» Records shown
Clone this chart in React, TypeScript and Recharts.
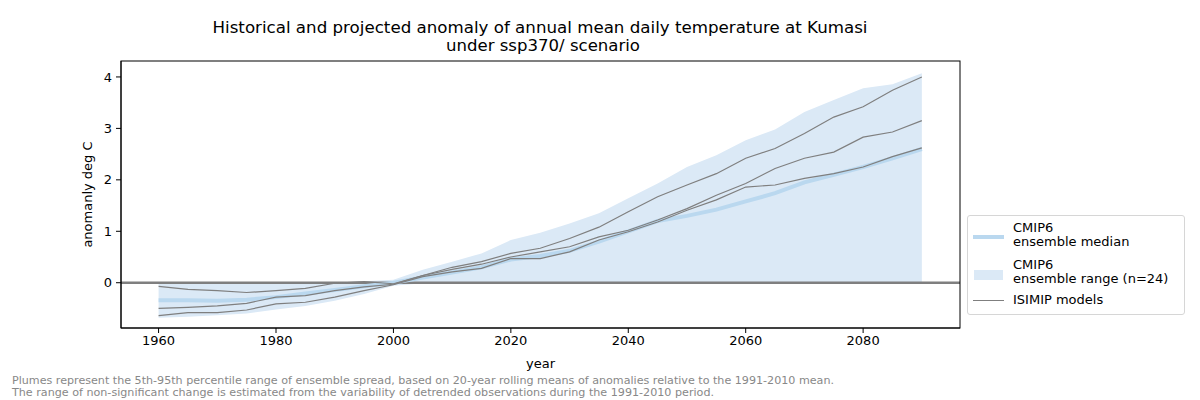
import { ComposedChart, Area, Line, XAxis, YAxis, ReferenceLine } from "recharts";

const years = [
  1960, 1965, 1970, 1975, 1980, 1985, 1990, 1995, 2000, 2005, 2010, 2015, 2020, 2025,
  2030, 2035, 2040, 2045, 2050, 2055, 2060, 2065, 2070, 2075, 2080, 2085, 2090,
];

const modelA = [
  -0.07, -0.13, -0.155, -0.19, -0.155, -0.11, -0.01, 0.02, -0.02, 0.14, 0.26, 0.36, 0.5, 0.6,
  0.7, 0.89, 1.02, 1.22, 1.44, 1.7, 1.93, 2.22, 2.42, 2.54, 2.83, 2.93, 3.15,
];
const modelB = [
  -0.5, -0.48, -0.45, -0.4, -0.28, -0.25, -0.155, -0.08, -0.03, 0.14, 0.3, 0.41, 0.57, 0.67,
  0.86, 1.08, 1.38, 1.67, 1.9, 2.12, 2.42, 2.61, 2.9, 3.22, 3.42, 3.74, 4.0,
];
const modelC = [
  -0.64, -0.58, -0.58, -0.53, -0.41, -0.38, -0.28, -0.155, -0.04, 0.12, 0.21, 0.28, 0.47, 0.47,
  0.6, 0.83, 0.99, 1.18, 1.41, 1.61, 1.86, 1.9, 2.03, 2.12, 2.25, 2.45, 2.62,
];
const median = [
  -0.34, -0.34, -0.35, -0.33, -0.28, -0.21, -0.14, -0.07, 0.0, 0.1, 0.2, 0.3, 0.45, 0.52,
  0.62, 0.8, 1.0, 1.2, 1.3, 1.42, 1.58, 1.74, 1.95, 2.1, 2.25, 2.42, 2.6,
];
const rangeLow = [
  -0.68, -0.66, -0.63, -0.6, -0.52, -0.45, -0.35, -0.22, -0.06, -0.01, -0.01, -0.01, -0.01, -0.01,
  -0.01, -0.01, -0.01, -0.01, -0.01, -0.01, -0.01, -0.01, -0.01, -0.01, -0.01, -0.01, -0.01,
];
const rangeHigh = [
  -0.02, -0.02, -0.02, -0.02, -0.02, -0.01, 0.0, 0.03, 0.06, 0.25, 0.41, 0.57, 0.83, 0.97,
  1.15, 1.35, 1.64, 1.93, 2.25, 2.48, 2.77, 2.98, 3.32, 3.55, 3.78, 3.86, 4.07,
];

const xTicks = [1960, 1980, 2000, 2020, 2040, 2060, 2080];
const yTicks = [0, 1, 2, 3, 4];

const data = years.map((year, i) => ({
  year,
  a: modelA[i],
  b: modelB[i],
  c: modelC[i],
  median: median[i],
  range: [rangeLow[i], rangeHigh[i]],
}));

const FONT = "'DejaVu Sans', sans-serif";
const BAND = "#dbe9f6";
const MEDIAN = "#bad8ef";
const GREY = "#7f7f7f";

const tickStyle = { fill: "#000", fontSize: 13, fontFamily: FONT };

export default function App() {
  return (
    <div style={{ position: "absolute", left: 0, top: 0, width: 1200, height: 400, background: "#fff" }}>
      <ComposedChart
        width={1200}
        height={400}
        data={data}
        margin={{ top: 61, right: 240, bottom: 42, left: 81 }}
      >
        <XAxis
          dataKey="year"
          type="number"
          domain={[1953.6, 2096.5]}
          ticks={xTicks}
          height={30}
          tick={tickStyle}
          tickSize={5}
          tickMargin={3}
          stroke="#000"
        />
        <YAxis
          type="number"
          domain={[-0.88, 4.31]}
          ticks={yTicks}
          width={40}
          tick={tickStyle}
          tickSize={5}
          tickMargin={4}
          stroke="#000"
        />
        <Area dataKey="range" type="linear" fill={BAND} fillOpacity={1} stroke="none" isAnimationActive={false} />
        <ReferenceLine y={0} stroke={GREY} strokeWidth={2.5} />
        <Line dataKey="median" type="linear" stroke={MEDIAN} strokeWidth={4} dot={false} isAnimationActive={false} />
        <Line dataKey="a" type="linear" stroke={GREY} strokeWidth={1.2} dot={false} isAnimationActive={false} />
        <Line dataKey="b" type="linear" stroke={GREY} strokeWidth={1.2} dot={false} isAnimationActive={false} />
        <Line dataKey="c" type="linear" stroke={GREY} strokeWidth={1.2} dot={false} isAnimationActive={false} />
      </ComposedChart>

      <svg width={1200} height={400} style={{ position: "absolute", left: 0, top: 0, pointerEvents: "none" }}>
        {/* axes frame (matplotlib spines) */}
        <rect x={121} y={61} width={839} height={267} fill="none" stroke="#000" strokeWidth={1} />
        <text x={540} y={33} textAnchor="middle" fontSize={15.5} fontFamily={FONT} fill="#000" textLength={655} lengthAdjust="spacingAndGlyphs">
          Historical and projected anomaly of annual mean daily temperature at Kumasi
        </text>
        <text x={543} y={51} textAnchor="middle" fontSize={15.5} fontFamily={FONT} fill="#000" textLength={194} lengthAdjust="spacingAndGlyphs">
          under ssp370/ scenario
        </text>
        <text x={540.5} y={368} textAnchor="middle" fontSize={13} fontFamily={FONT} fill="#000">
          year
        </text>
        <text
          x={92}
          y={194.5}
          textAnchor="middle"
          fontSize={13}
          fontFamily={FONT}
          fill="#000"
          transform="rotate(-90 92 194.5)"
        >
          anomanly deg C
        </text>
        <text x={12} y={384} fontSize={10} fontFamily={FONT} fill="#888" textLength={822} lengthAdjust="spacingAndGlyphs">
          Plumes represent the 5th-95th percentile range of ensemble spread, based on 20-year rolling means of anomalies relative to the 1991-2010 mean.
        </text>
        <text x={12} y={396} fontSize={10} fontFamily={FONT} fill="#888" textLength={702} lengthAdjust="spacingAndGlyphs">
          The range of non-significant change is estimated from the variability of detrended observations during the 1991-2010 period.
        </text>
      </svg>

      <div
        style={{
          position: "absolute",
          left: 967,
          top: 215,
          width: 216,
          height: 98,
          border: "1px solid #d6d6d6",
          borderRadius: 3,
          background: "#fff",
          fontFamily: FONT,
          fontSize: 13,
          color: "#000",
        }}
      >
        <div style={{ position: "absolute", left: 5, top: 19, width: 31, height: 4, background: MEDIAN }} />
        <div style={{ position: "absolute", left: 45, top: 5, lineHeight: "14px" }}>
          CMIP6
          <br />
          ensemble median
        </div>
        <div style={{ position: "absolute", left: 6, top: 54, width: 29, height: 10, background: BAND }} />
        <div style={{ position: "absolute", left: 45, top: 42, lineHeight: "14px", whiteSpace: "nowrap" }}>
          CMIP6
          <br />
          ensemble range (n=24)
        </div>
        <div style={{ position: "absolute", left: 5, top: 84, width: 31, height: 1.2, background: GREY }} />
        <div style={{ position: "absolute", left: 45, top: 77, lineHeight: "14px" }}>ISIMIP models</div>
      </div>
    </div>
  );
}
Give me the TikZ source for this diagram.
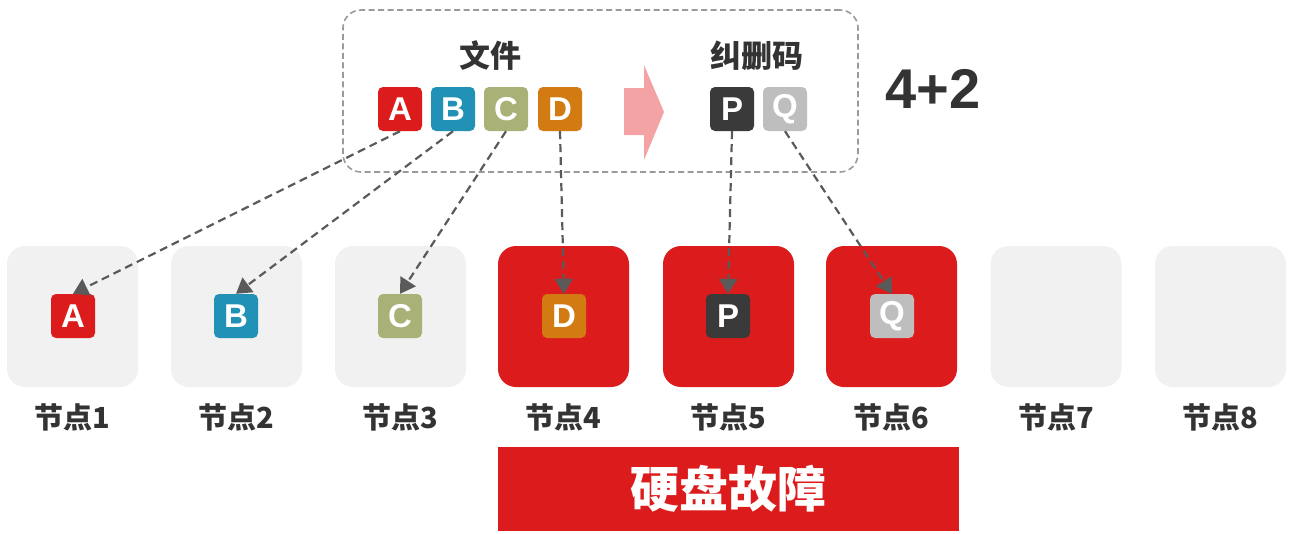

» Written exercise
Write out the data precisely as given, excluding the pictures.

» Answer to this task
Clone this chart in React, TypeScript and Recharts.
import { ComposedChart, Area, Line, XAxis, YAxis, ReferenceLine } from "recharts";

const years = [
  1960, 1965, 1970, 1975, 1980, 1985, 1990, 1995, 2000, 2005, 2010, 2015, 2020, 2025,
  2030, 2035, 2040, 2045, 2050, 2055, 2060, 2065, 2070, 2075, 2080, 2085, 2090,
];

const modelA = [
  -0.07, -0.13, -0.155, -0.19, -0.155, -0.11, -0.01, 0.02, -0.02, 0.14, 0.26, 0.36, 0.5, 0.6,
  0.7, 0.89, 1.02, 1.22, 1.44, 1.7, 1.93, 2.22, 2.42, 2.54, 2.83, 2.93, 3.15,
];
const modelB = [
  -0.5, -0.48, -0.45, -0.4, -0.28, -0.25, -0.155, -0.08, -0.03, 0.14, 0.3, 0.41, 0.57, 0.67,
  0.86, 1.08, 1.38, 1.67, 1.9, 2.12, 2.42, 2.61, 2.9, 3.22, 3.42, 3.74, 4.0,
];
const modelC = [
  -0.64, -0.58, -0.58, -0.53, -0.41, -0.38, -0.28, -0.155, -0.04, 0.12, 0.21, 0.28, 0.47, 0.47,
  0.6, 0.83, 0.99, 1.18, 1.41, 1.61, 1.86, 1.9, 2.03, 2.12, 2.25, 2.45, 2.62,
];
const median = [
  -0.34, -0.34, -0.35, -0.33, -0.28, -0.21, -0.14, -0.07, 0.0, 0.1, 0.2, 0.3, 0.45, 0.52,
  0.62, 0.8, 1.0, 1.2, 1.3, 1.42, 1.58, 1.74, 1.95, 2.1, 2.25, 2.42, 2.6,
];
const rangeLow = [
  -0.68, -0.66, -0.63, -0.6, -0.52, -0.45, -0.35, -0.22, -0.06, -0.01, -0.01, -0.01, -0.01, -0.01,
  -0.01, -0.01, -0.01, -0.01, -0.01, -0.01, -0.01, -0.01, -0.01, -0.01, -0.01, -0.01, -0.01,
];
const rangeHigh = [
  -0.02, -0.02, -0.02, -0.02, -0.02, -0.01, 0.0, 0.03, 0.06, 0.25, 0.41, 0.57, 0.83, 0.97,
  1.15, 1.35, 1.64, 1.93, 2.25, 2.48, 2.77, 2.98, 3.32, 3.55, 3.78, 3.86, 4.07,
];

const xTicks = [1960, 1980, 2000, 2020, 2040, 2060, 2080];
const yTicks = [0, 1, 2, 3, 4];

const data = years.map((year, i) => ({
  year,
  a: modelA[i],
  b: modelB[i],
  c: modelC[i],
  median: median[i],
  range: [rangeLow[i], rangeHigh[i]],
}));

const FONT = "'DejaVu Sans', sans-serif";
const BAND = "#dbe9f6";
const MEDIAN = "#bad8ef";
const GREY = "#7f7f7f";

const tickStyle = { fill: "#000", fontSize: 13, fontFamily: FONT };

export default function App() {
  return (
    <div style={{ position: "absolute", left: 0, top: 0, width: 1200, height: 400, background: "#fff" }}>
      <ComposedChart
        width={1200}
        height={400}
        data={data}
        margin={{ top: 61, right: 240, bottom: 42, left: 81 }}
      >
        <XAxis
          dataKey="year"
          type="number"
          domain={[1953.6, 2096.5]}
          ticks={xTicks}
          height={30}
          tick={tickStyle}
          tickSize={5}
          tickMargin={3}
          stroke="#000"
        />
        <YAxis
          type="number"
          domain={[-0.88, 4.31]}
          ticks={yTicks}
          width={40}
          tick={tickStyle}
          tickSize={5}
          tickMargin={4}
          stroke="#000"
        />
        <Area dataKey="range" type="linear" fill={BAND} fillOpacity={1} stroke="none" isAnimationActive={false} />
        <ReferenceLine y={0} stroke={GREY} strokeWidth={2.5} />
        <Line dataKey="median" type="linear" stroke={MEDIAN} strokeWidth={4} dot={false} isAnimationActive={false} />
        <Line dataKey="a" type="linear" stroke={GREY} strokeWidth={1.2} dot={false} isAnimationActive={false} />
        <Line dataKey="b" type="linear" stroke={GREY} strokeWidth={1.2} dot={false} isAnimationActive={false} />
        <Line dataKey="c" type="linear" stroke={GREY} strokeWidth={1.2} dot={false} isAnimationActive={false} />
      </ComposedChart>

      <svg width={1200} height={400} style={{ position: "absolute", left: 0, top: 0, pointerEvents: "none" }}>
        {/* axes frame (matplotlib spines) */}
        <rect x={121} y={61} width={839} height={267} fill="none" stroke="#000" strokeWidth={1} />
        <text x={540} y={33} textAnchor="middle" fontSize={15.5} fontFamily={FONT} fill="#000" textLength={655} lengthAdjust="spacingAndGlyphs">
          Historical and projected anomaly of annual mean daily temperature at Kumasi
        </text>
        <text x={543} y={51} textAnchor="middle" fontSize={15.5} fontFamily={FONT} fill="#000" textLength={194} lengthAdjust="spacingAndGlyphs">
          under ssp370/ scenario
        </text>
        <text x={540.5} y={368} textAnchor="middle" fontSize={13} fontFamily={FONT} fill="#000">
          year
        </text>
        <text
          x={92}
          y={194.5}
          textAnchor="middle"
          fontSize={13}
          fontFamily={FONT}
          fill="#000"
          transform="rotate(-90 92 194.5)"
        >
          anomanly deg C
        </text>
        <text x={12} y={384} fontSize={10} fontFamily={FONT} fill="#888" textLength={822} lengthAdjust="spacingAndGlyphs">
          Plumes represent the 5th-95th percentile range of ensemble spread, based on 20-year rolling means of anomalies relative to the 1991-2010 mean.
        </text>
        <text x={12} y={396} fontSize={10} fontFamily={FONT} fill="#888" textLength={702} lengthAdjust="spacingAndGlyphs">
          The range of non-significant change is estimated from the variability of detrended observations during the 1991-2010 period.
        </text>
      </svg>

      <div
        style={{
          position: "absolute",
          left: 967,
          top: 215,
          width: 216,
          height: 98,
          border: "1px solid #d6d6d6",
          borderRadius: 3,
          background: "#fff",
          fontFamily: FONT,
          fontSize: 13,
          color: "#000",
        }}
      >
        <div style={{ position: "absolute", left: 5, top: 19, width: 31, height: 4, background: MEDIAN }} />
        <div style={{ position: "absolute", left: 45, top: 5, lineHeight: "14px" }}>
          CMIP6
          <br />
          ensemble median
        </div>
        <div style={{ position: "absolute", left: 6, top: 54, width: 29, height: 10, background: BAND }} />
        <div style={{ position: "absolute", left: 45, top: 42, lineHeight: "14px", whiteSpace: "nowrap" }}>
          CMIP6
          <br />
          ensemble range (n=24)
        </div>
        <div style={{ position: "absolute", left: 5, top: 84, width: 31, height: 1.2, background: GREY }} />
        <div style={{ position: "absolute", left: 45, top: 77, lineHeight: "14px" }}>ISIMIP models</div>
      </div>
    </div>
  );
}
Give me the TikZ source for this diagram.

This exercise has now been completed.